While Java provides classes StreamTokenizer and StringTokenizer to break input streams or Strings into tokens, for this assignment you must implement the scanner without them. Your scanner should examine the source program one character at a time and decode the input into individual tokens manually. Normally, a Java programmer would use a tokenizer class, if it was suitable for the problem, but the purpose of this assignment is to understand how such things are done.

The Java library provides several functions that you may find useful. Class Character contains methods for classifying characters. Class Integer contains a constructor that takes a string argument containing digits and returns the corresponding Integer value.

Be sure your program is well written, formatted neatly, contains appropriate comments, etc. Be careful to precisely specify the state of the scanner in comments describing variables, particularly exactly how far the scan has progressed on the current line, where the next unprocessed character is, and so forth. Use public and private to control access to information; be sure to hide implementation details that should not be visible outside the scanner.
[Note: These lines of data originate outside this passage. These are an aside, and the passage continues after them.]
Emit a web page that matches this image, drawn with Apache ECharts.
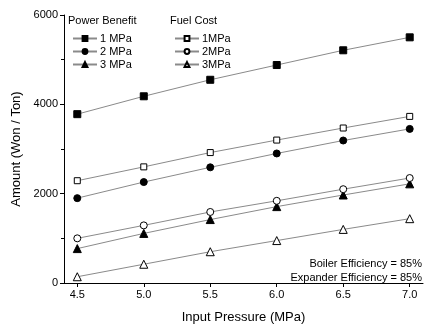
<!DOCTYPE html>
<html>
<head>
<meta charset="utf-8">
<script src="https://cdn.jsdelivr.net/npm/echarts@6/dist/echarts.min.js"></script>
<style>
  html,body{margin:0;padding:0;background:#fff;}
  #chart{width:426px;height:329px;}
</style>
</head>
<body>
<div id="chart"></div>
<script>
// ---- 資料 ----
const pressures = [4.5, 5.0, 5.5, 6.0, 6.5, 7.0];
const xTicks = [4.5, 5.0, 5.5, 6.0, 6.5, 7.0];

const power1 = [3780, 4180, 4550, 4880, 5210, 5500];
const power2 = [1900, 2260, 2590, 2900, 3190, 3450];
const power3 = [770, 1110, 1420, 1710, 1970, 2220];

const fuel1 = [2290, 2600, 2920, 3200, 3470, 3730];
const fuel2 = [1000, 1290, 1590, 1840, 2100, 2350];
const fuel3 = [140, 420, 700, 950, 1200, 1440];

const FONT = 'Liberation Sans';
const LINE_C = '#8a8a8a';

function mkSeries(name, vals, symbol, filled, size){
  return {
    name, type:'line',
    data: pressures.map((p,i)=>[p, vals[i]]),
    symbol, symbolSize: size,
    showAllSymbol: true,
    lineStyle:{ color: LINE_C, width: 1 },
    itemStyle:{ color: filled ? '#000' : '#fff', borderColor:'#000', borderWidth: 1 },
    emphasis:{ disabled:true },
    z: 3
  };
}

const legendBase = {
  orient:'vertical', top:27,
  itemWidth:24, itemHeight:6, itemGap:0,
  textStyle:{ fontFamily:FONT, fontSize:11, color:'#000', lineHeight:13, padding:[0,0,0,-2] },
  selectedMode:false
};

const chart = echarts.init(document.getElementById('chart'));
chart.setOption({
  backgroundColor:'#fff',
  animation:false,
  textStyle:{ fontFamily: FONT },
  grid:{ left:64, top:15, right:3, bottom:41 },
  xAxis:{
    type:'value', min:4.4, max:7.1,
    name:'Input Pressure (MPa)', nameLocation:'middle', nameGap:28,
    nameTextStyle:{ fontFamily:FONT, fontSize:13, color:'#000' },
    axisLine:{ lineStyle:{ color:'#000', width:1 } },
    axisTick:{ show:true, length:4, inside:false, customValues: xTicks, lineStyle:{color:'#000'} },
    axisLabel:{ customValues: xTicks, color:'#000', fontSize:11, fontFamily:FONT, margin:6,
      formatter: v => (+v).toFixed(1) },
    splitLine:{ show:false }
  },
  yAxis:{
    type:'value', min:0, max:6000, interval:2000,
    name:'Amount (Won / Ton)', nameLocation:'middle', nameGap:40,
    nameTextStyle:{ fontFamily:FONT, fontSize:13, color:'#000' },
    axisLine:{ show:true, lineStyle:{ color:'#000', width:1 } },
    axisTick:{ show:true, length:4, lineStyle:{color:'#000'} },
    minorTick:{ show:true, splitNumber:2, length:3, lineStyle:{color:'#000'} },
    axisLabel:{ color:'#000', fontSize:11, fontFamily:FONT, margin:6, formatter: v => String(v) },
    splitLine:{ show:false }
  },
  legend:[
    Object.assign({ data:['1 MPa','2 MPa','3 MPa'], left:67 }, legendBase),
    Object.assign({ data:['1MPa','2MPa','3MPa'], left:169 }, legendBase)
  ],
  graphic:[
    { type:'text', left:68, top:15, style:{ text:'Power Benefit', font:'11px '+FONT, fill:'#000' } },
    { type:'text', left:170, top:15, style:{ text:'Fuel Cost', font:'11px '+FONT, fill:'#000' } },
    { type:'text', right:4, top:258, style:{ text:'Boiler Efficiency = 85%', font:'11px '+FONT, fill:'#000', align:'right' } },
    { type:'text', right:4, top:272, style:{ text:'Expander Efficiency = 85%', font:'11px '+FONT, fill:'#000', align:'right' } }
  ],
  series:[
    mkSeries('1 MPa', power1, 'rect', true, 7),
    mkSeries('2 MPa', power2, 'circle', true, 7),
    mkSeries('3 MPa', power3, 'triangle', true, 8),
    mkSeries('1MPa', fuel1, 'rect', false, 6),
    mkSeries('2MPa', fuel2, 'circle', false, 7),
    mkSeries('3MPa', fuel3, 'triangle', false, 8)
  ]
});
</script>
</body>
</html>
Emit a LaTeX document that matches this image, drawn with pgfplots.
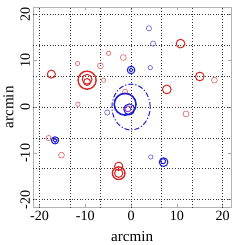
\documentclass[border=0pt]{standalone}
\usepackage{pgfplots}
\pgfplotsset{compat=1.18}
\usepackage{fontspec}
\setmainfont{Liberation Serif}
\definecolor{rstrong}{RGB}{215,40,40}
\definecolor{rlight}{RGB}{228,115,115}
\definecolor{bstrong}{RGB}{30,30,210}
\definecolor{blight}{RGB}{110,110,215}
\definecolor{purp}{RGB}{150,60,200}
\pgfplotsset{
  circ/.style={scatter, only marks, mark=o,
    scatter/use mapped color={draw=#1},
    visualization depends on={1.08*\thisrow{r}\as\rad},
    scatter/@pre marker code/.append style={/tikz/mark size=\rad}},
}
\begin{document}
\begin{tikzpicture}
\begin{axis}[
  scale only axis, width=196pt, height=199pt,
  xmin=-21.3, xmax=21.8, ymin=-21.7, ymax=21.6,
  xtick={-20,-10,0,10,20}, ytick={-20,-10,0,10,20},
  tick align=inside, tick pos=both,
  major tick length=3pt,
  tick style={draw=gray!70, line width=0.5pt},
  axis line style={draw=gray!60},
  extra x ticks={-20,-13.333,-6.667,0,6.667,13.333,20},
  extra y ticks={-20,-13.333,-6.667,0,6.667,13.333,20},
  extra x tick labels={}, extra y tick labels={},
  extra tick style={grid=major, major grid style={black!80, line width=0.7pt, dash pattern=on 0.7pt off 2pt}, tick style={draw=none}},
  /pgf/number format/assume math mode=true,
  ticklabel style={font=\fontsize{14}{16}\selectfont},
  yticklabel style={rotate=90, anchor=south},
  xlabel={arcmin}, ylabel={arcmin},
  label style={font=\fontsize{15}{17}\selectfont},
  xlabel style={yshift=-4pt},
  ylabel style={yshift=0pt},
  clip=false,
]
% red strong
\addplot[circ=rstrong, mark options={line width=1pt}] table {
x y r
-17.4 7.1 3.7
-9.6 6.0 4.5
-9.6 5.4 3.2
10.8 13.7 4.0
7.8 3.8 4.0
15.0 6.6 4.0
-2.7 -12.8 3.8
-2.7 -14.3 3.8
};
\addplot[circ=rstrong, mark options={line width=1.4pt}] table {
x y r
-9.6 5.8 8.3
-2.7 -14.3 5.8
};
% red light
\addplot[circ=rlight, mark options={line width=0.7pt}] table {
x y r
-11.7 9.4 2.0
-6.7 8.9 2.7
-4.9 11.6 2.0
-1.7 10.7 2.7
-6.0 5.8 2.0
-11.6 0.6 2.0
-1.3 3.3 2.4
18.2 5.8 2.7
12.0 -1.5 2.7
-18.0 -6.7 2.4
-15.2 -10.4 2.7
};
% blue strong
\addplot[circ=bstrong, mark options={line width=1pt}] table {
x y r
-0.4 -0.5 5.0
0.0 8.0 3.5
0.0 8.0 1.8
-16.6 -7.2 3.3
-16.6 -7.2 1.8
7.1 -11.9 4.0
7.0 -11.7 2.3
};
\addplot[circ=bstrong, mark options={line width=1.6pt}] table {
x y r
-1.3 0.6 10.0
};
% blue light
\addplot[circ=blight, mark options={line width=0.7pt}] table {
x y r
3.9 17.0 2.4
4.8 13.7 2.4
4.2 8.5 2.0
-5.2 -1.2 2.4
4.3 -10.8 2.0
};
% purple centre
\addplot[circ=purp, mark options={line width=1pt}] table {
x y r
-0.7 -0.4 2.7
};
% dashed ellipse
\addplot[only marks, mark=o, mark size=19pt,
  mark options={draw=bstrong, yscale=1.2, line width=1pt, dash pattern=on 5pt off 2pt on 1.2pt off 2pt}]
  coordinates {(0,0)};
\end{axis}
\path (current bounding box.north) ++(0,4pt);
\end{tikzpicture}
\end{document}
Keep things simple. One could imagine a Token class hierarchy with an abstract class Token, a separate subclass for each kind of Token, each containing a separate toString, and hierarchies of classes for different groups of operators (addition operators, multiplication operators, etc.). One could imagine it, but it's probably not a great idea. Tokens are simple data objects; even with the symbolic constants for each kind of Token, the entire class definition should fit on a page or two. A hierarchy containing 15 or 20 Token classes and subclasses would be 15 or 20 files and fill many pages when printed. Without some truly compelling reason to do this, it's hard to imagine why it would be worth the added complexity.

Project Turnin

Turn in your program electronically using this turnin form.

You should hand in some examples of test input and output that demonstrate that your class works, and your answers to the written problems in lecture on February 27.